New York Gov. Kathy Hochul has publicly called for recruiting wealthy residents back to the Empire State, including those who relocated to Florida, as she pushes back against calls from New York City Mayor Zohran Mamdani to raise income taxes on high earners.
Meanwhile, former New York City Mayor Bill de Blasio sat down with Fox News host Sean Hannity on Hannity’s new podcast and delivered a series of stunning admissions — conceding that the left’s push to defund the police was a mistake and that the Biden administration’s handling of the southern border fell short.
Hochul made the remarks at a Politico-hosted forum, where she addressed the state’s eroding tax base and growing competition from lower-tax states.
“Maybe the first step should be go down to Palm Beach and see who we can bring back home because our tax base has been eroded,” Hochul said at the event.
The governor also acknowledged the competitive pressure New York faces from other states with lower tax burdens on businesses and individuals.
“I have to look at the fact that we are in competition with other states who have less of a tax burden on their corporations and their individuals,” Hochul stated.
The comments stand in contrast to statements Hochul made during her 2022 gubernatorial campaign, when she directed pointed words at Republican figures, including then-Rep. Lee Zeldin, then-Dutchess County Executive Marc Molinaro, and former President Donald Trump.
“Trump and Zeldin and Molinaro – just jump on a bus and head down to Florida where you belong. OK? Get out of town. Because you don’t represent our values,” Hochul said during the 2022 campaign.
Hochul now faces re-election in November 2026 and has been making a case to high-income earners in recent weeks that New York needs to retain their presence in the state.
Mayor Mamdani and a coalition of left-leaning lawmakers have been pressing Hochul to increase income taxes on wealthy residents. Mamdani says the revenue is needed to fund city priorities and close a $5.4 billion budget gap he says the city faces.
Hochul has resisted those demands. She has argued the state can meet its fiscal obligations with existing revenue.
“We have to be smart about this, but we can fund what we want to fund with what we already are taking in,” Hochul said.
De Blasio and Hannity’s exchange took place on a recent episode of “Hang Out with Sean Hannity,” which launched this month on YouTube and Spotify.
De Blasio served as mayor of New York City from 2014 to 2021, during which time he oversaw one of the most consequential periods of policing policy in the city’s modern history.
Sitting across from Hannity with a margarita in hand, de Blasio addressed the “defund the police” movement that swept the country in the wake of racial justice protests in 2020.

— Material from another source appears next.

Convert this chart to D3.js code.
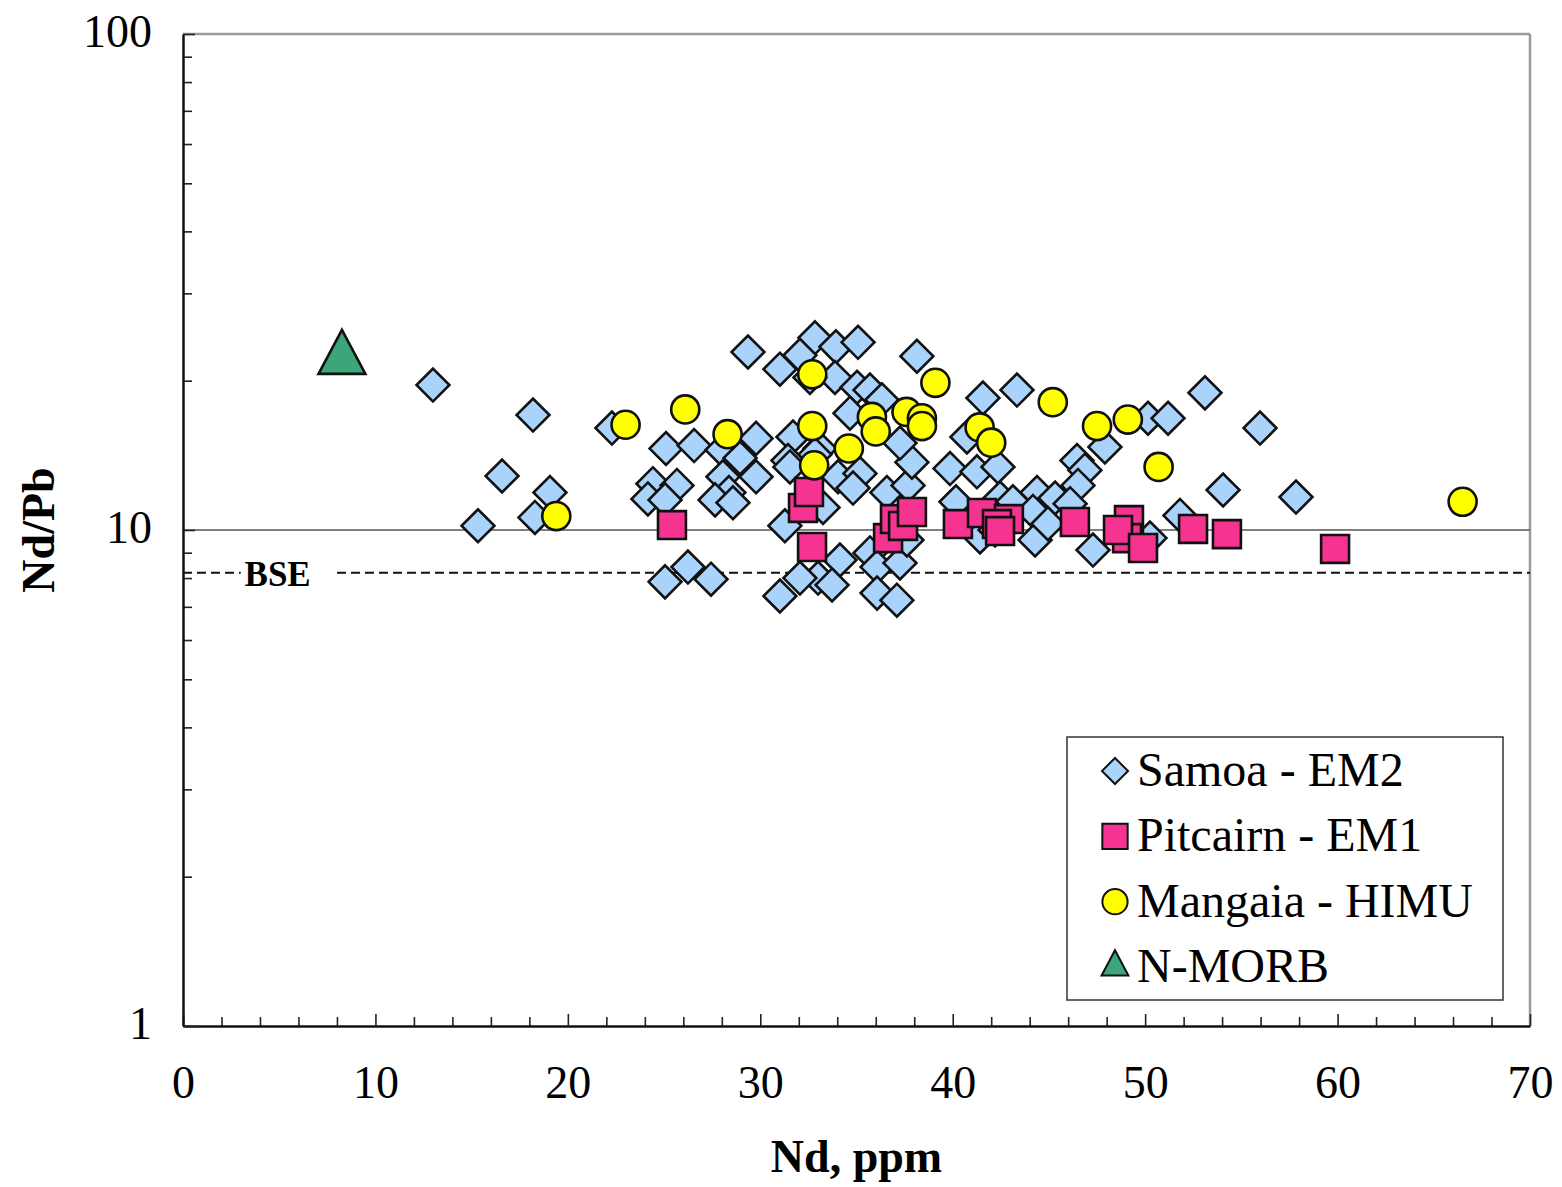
<!DOCTYPE html>
<html>
<head>
<meta charset="utf-8">
<script src="https://cdn.jsdelivr.net/npm/d3@7"></script>
<style>
  body { margin: 0; background: #fff; }
  text { font-family: "Liberation Serif", "Times New Roman", serif; fill: #000; }
</style>
</head>
<body>
<script>
// Samoa - EM2 (Nd ppm, Nd/Pb)
const samoaNd = [12.99, 18.19, 16.58, 19.07, 18.29, 15.33, 22.29, 25.10, 26.56, 24.42, 25.67, 24.16, 25.05, 25.05, 26.24, 27.44,
  29.36, 31.02, 28.01, 28.95, 29.78, 28.06, 29.78, 28.37, 27.65, 28.58, 31.28, 31.02,
  32.84, 33.93, 35.08, 32.06, 33.88, 32.58, 35.03, 35.70, 36.32, 34.66, 31.70, 31.44, 31.54, 33.10, 32.84, 34.04, 35.18, 34.82,
  36.58, 37.68, 33.26, 34.14, 35.70, 36.07, 37.26, 37.62, 33.00, 33.73, 32.06, 36.07, 37.10, 37.88, 37.26, 38.14,
  41.57, 43.34, 40.74, 39.86, 41.26, 42.35, 40.17, 42.46, 43.13, 44.38, 45.32, 44.17, 44.28, 44.95, 41.42, 42.20,
  46.46, 46.87, 46.51, 46.10, 47.29, 47.91, 53.11, 50.15, 51.19, 55.97, 54.05, 57.84, 51.81, 50.25];
const samoaRatio = [19.6, 17.05, 12.85, 11.9, 10.6, 10.2, 16.05, 14.6, 14.8, 12.4, 12.3, 11.55, 11.5, 7.86, 8.42, 7.96,
  22.85, 21.1, 14.5, 13.97, 15.3, 12.8, 12.8, 11.9, 11.5, 11.35, 10.2, 7.36,
  24.4, 23.4, 23.9, 22.5, 20.3, 20.3, 19.4, 19.15, 18.3, 17.2, 15.4, 13.8, 13.4, 14.6, 14.2, 12.8, 13.0, 12.15,
  11.9, 12.3, 11.1, 8.70, 8.99, 8.42, 8.58, 9.55, 8.00, 7.75, 8.00, 7.46, 7.22, 13.7, 14.97, 22.4,
  18.45, 19.15, 15.4, 13.3, 13.1, 13.4, 11.4, 11.6, 11.4, 11.9, 11.6, 10.9, 9.55, 10.3, 9.68, 10.0,
  13.8, 13.2, 12.3, 11.3, 9.11, 14.7, 18.9, 16.8, 16.8, 16.05, 12.04, 11.65, 10.7, 9.63];

// Pitcairn - EM1
const pitcairnNd = [25.41, 32.22, 32.53, 32.69, 36.64, 37.00, 37.42, 37.88, 40.27, 41.52, 42.92, 42.30, 42.46,
  46.35, 49.16, 49.06, 48.59, 49.89, 52.49, 54.25, 59.87];
const pitcairnRatio = [10.23, 11.08, 11.93, 9.24, 9.63, 10.52, 10.19, 10.87, 10.28, 10.82, 10.52, 10.28, 9.95,
  10.38, 10.47, 9.63, 10.0, 9.20, 10.05, 9.81, 9.16];

// Mangaia - HIMU
const mangaiaNd = [19.4, 23.0, 26.1, 28.3, 32.7, 32.7, 32.8, 34.6, 35.8, 36.0, 37.6, 38.4, 38.4, 39.1,
  41.4, 42.0, 45.2, 47.5, 49.1, 50.7, 66.5];
const mangaiaRatio = [10.67, 16.3, 17.5, 15.6, 20.6, 16.2, 13.5, 14.6, 16.9, 15.8, 17.3, 16.8, 16.2, 19.8,
  16.1, 15.0, 18.1, 16.2, 16.7, 13.4, 11.4];

// N-MORB
const morbNd = [8.26];
const morbRatio = [22.1];

const bse = 8.2;
const xTicks = [0, 10, 20, 30, 40, 50, 60, 70];
const yTicks = [1, 10, 100];
const legendLabels = ["Samoa - EM2", "Pitcairn - EM1", "Mangaia - HIMU", "N-MORB"];

const width = 1562, height = 1187;
const margin = { top: 34, right: 32, bottom: 161, left: 183 };

const svg = d3.select("body").append("svg")
  .attr("width", width)
  .attr("height", height);

const x = d3.scaleLinear().domain([0, 70]).range([margin.left, width - margin.right]);
const y = d3.scaleLog().domain([1, 100]).range([height - margin.bottom, margin.top]);

// triangle with a flat base, centred on its centroid
const triangle = {
  draw(ctx, size) {
    const w = Math.sqrt(size);
    const h = w * 0.94;
    ctx.moveTo(0, -h * 2 / 3);
    ctx.lineTo(w / 2, h / 3);
    ctx.lineTo(-w / 2, h / 3);
    ctx.closePath();
  }
};

const series = [
  { name: legendLabels[0], xs: samoaNd, ys: samoaRatio, type: d3.symbolSquare, size: 540, rot: 45, fill: "#a9d3fb", legendSize: 340 },
  { name: legendLabels[1], xs: pitcairnNd, ys: pitcairnRatio, type: d3.symbolSquare, size: 780, rot: 0, fill: "#f53391", legendSize: 640 },
  { name: legendLabels[2], xs: mangaiaNd, ys: mangaiaRatio, type: d3.symbolCircle, size: 620, rot: 0, fill: "#ffff00", legendSize: 500 },
  { name: legendLabels[3], xs: morbNd, ys: morbRatio, type: triangle, size: 2200, rot: 0, fill: "#3da57a", legendSize: 720 }
];

// top and right frame
svg.append("line")
  .attr("x1", x(0)).attr("x2", x(70)).attr("y1", y(100)).attr("y2", y(100))
  .attr("stroke", "#9a9a9a").attr("stroke-width", 2.5);
svg.append("line")
  .attr("x1", x(70)).attr("x2", x(70)).attr("y1", y(100)).attr("y2", y(1))
  .attr("stroke", "#9a9a9a").attr("stroke-width", 2.5);

// reference line at 10
svg.append("line")
  .attr("x1", x(0)).attr("x2", x(70)).attr("y1", y(10)).attr("y2", y(10))
  .attr("stroke", "#555").attr("stroke-width", 1.6);

// BSE dashed line
svg.append("line")
  .attr("x1", x(0)).attr("x2", x(70)).attr("y1", y(bse)).attr("y2", y(bse))
  .attr("stroke", "#111").attr("stroke-width", 2).attr("stroke-dasharray", "9,5");

const bseLabel = svg.append("g");
bseLabel.append("rect")
  .attr("x", x(3)).attr("y", y(bse) - 16).attr("width", 92).attr("height", 32)
  .attr("fill", "#fff");
bseLabel.append("text")
  .attr("x", x(3.2)).attr("y", y(bse) + 13)
  .attr("font-size", 35).attr("font-weight", "bold")
  .text("BSE");

// x axis: minor ticks every 2, labelled majors every 10
const minorX = d3.range(0, 71, 2).filter(d => d % 10 !== 0);
svg.append("g")
  .attr("transform", `translate(0,${y(1)})`)
  .call(d3.axisBottom(x).tickValues(minorX).tickSize(-9).tickSizeOuter(0).tickFormat(""))
  .call(g => g.select(".domain").remove())
  .call(g => g.selectAll("line").attr("stroke", "#222").attr("stroke-width", 1.6));

svg.append("g")
  .attr("transform", `translate(0,${y(1)})`)
  .call(d3.axisBottom(x).tickValues(xTicks).tickSize(-12).tickSizeOuter(0).tickPadding(39).tickFormat(d3.format("d")))
  .call(g => g.select(".domain").attr("stroke", "#111").attr("stroke-width", 2.5))
  .call(g => g.selectAll("line").attr("stroke", "#222").attr("stroke-width", 1.6))
  .call(g => g.selectAll("text").attr("font-size", 46).attr("font-family", "Liberation Serif, Times New Roman, serif").attr("fill", "#000"));

// y axis: minor ticks 2..9 in each decade
const minorY = [];
[1, 10].forEach(dec => { for (let k = 2; k <= 9; k++) minorY.push(k * dec); });
svg.append("g")
  .attr("transform", `translate(${x(0)},0)`)
  .call(d3.axisLeft(y).tickValues(minorY).tickSize(-9).tickSizeOuter(0).tickFormat(""))
  .call(g => g.select(".domain").remove())
  .call(g => g.selectAll("line").attr("stroke", "#222").attr("stroke-width", 1.6));

svg.append("g")
  .attr("transform", `translate(${x(0)},0)`)
  .call(d3.axisLeft(y).tickValues(yTicks).tickSize(-12).tickSizeOuter(0).tickPadding(31).tickFormat(d3.format("d")))
  .call(g => g.select(".domain").attr("stroke", "#111").attr("stroke-width", 2.5))
  .call(g => g.selectAll("line").attr("stroke", "#222").attr("stroke-width", 1.6))
  .call(g => g.selectAll("text").attr("font-size", 46).attr("dy", "0.28em").attr("font-family", "Liberation Serif, Times New Roman, serif").attr("fill", "#000"));

// axis titles
svg.append("text")
  .attr("x", (x(0) + x(70)) / 2).attr("y", 1172)
  .attr("text-anchor", "middle").attr("font-size", 46).attr("font-weight", "bold")
  .text("Nd, ppm");
svg.append("text")
  .attr("transform", `translate(54,${y(10)}) rotate(-90)`)
  .attr("text-anchor", "middle").attr("font-size", 46).attr("font-weight", "bold")
  .text("Nd/Pb");

// points
series.forEach(s => {
  const sym = d3.symbol().type(s.type).size(s.size);
  svg.append("g").selectAll("path")
    .data(s.xs.map((v, i) => [v, s.ys[i]]))
    .join("path")
      .attr("d", sym)
      .attr("transform", d => `translate(${x(d[0])},${y(d[1])}) rotate(${s.rot})`)
      .attr("fill", s.fill)
      .attr("stroke", "#111")
      .attr("stroke-width", 2.6);
});

// legend
const legend = svg.append("g").attr("transform", "translate(1067,737)");
legend.append("rect")
  .attr("width", 436).attr("height", 263)
  .attr("fill", "#fff").attr("stroke", "#333").attr("stroke-width", 1.5);

const rowY = d3.scalePoint().domain(legendLabels).range([34, 230]);
series.forEach(s => {
  const row = legend.append("g").attr("transform", `translate(48,${rowY(s.name)})`);
  row.append("path")
    .attr("d", d3.symbol().type(s.type).size(s.legendSize))
    .attr("transform", `rotate(${s.rot})`)
    .attr("fill", s.fill).attr("stroke", "#111").attr("stroke-width", 2);
  row.append("text")
    .attr("x", 22).attr("y", 15)
    .attr("font-size", 48)
    .text(s.name);
});
</script>
</body>
</html>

“In retrospect, the whole concept of ‘defund the police’ made no sense,” de Blasio told Hannity during the podcast.
De Blasio acknowledged that the more appropriate conversation should have centered on improvement and youth investment. “It made sense to say, ‘how can we do better?’ It made sense to say, hey — and by the way, a lot of cops told me this. A lot of police leaders told me this — we’ve got to do a lot more for young people to give them positive alternatives, because that’s good for the police too. That’s good safety too.”
Hannity responded to the statement with visible surprise. “We’re not disagreeing, right? This is amazing,” Hannity said.
De Blasio then sealed the admission plainly: “So defund was a mistake. And I understand where it came from, but it was a mistake.”
The former mayor did not stop there. He also broke with his party over the Biden administration’s immigration record, calling it an area of “common ground” with Hannity.
“I don’t like what Biden did with the border,” de Blasio said directly.
When Hannity pressed him on why he had stayed silent during the Biden years, de Blasio pointed to a delayed recognition of the severity of the problem. “Because honestly, I didn’t think it was as bad as it was. And then, when I saw it during Biden’s time, that he was able to reverse course in that final year and tighten up the border — no, I mean, that’s the irony.”
Hannity pushed back, arguing that Biden acted too late and did not deserve credit for a late-term shift in enforcement policy — a shift that came only after hundreds of thousands of migrants had flooded cities including New York.
De Blasio acknowledged the overall failure: “Something changed. Obviously, something changed.”
He then extended the criticism to his own party at large: “We, as Democrats, rightfully deserve that critique.”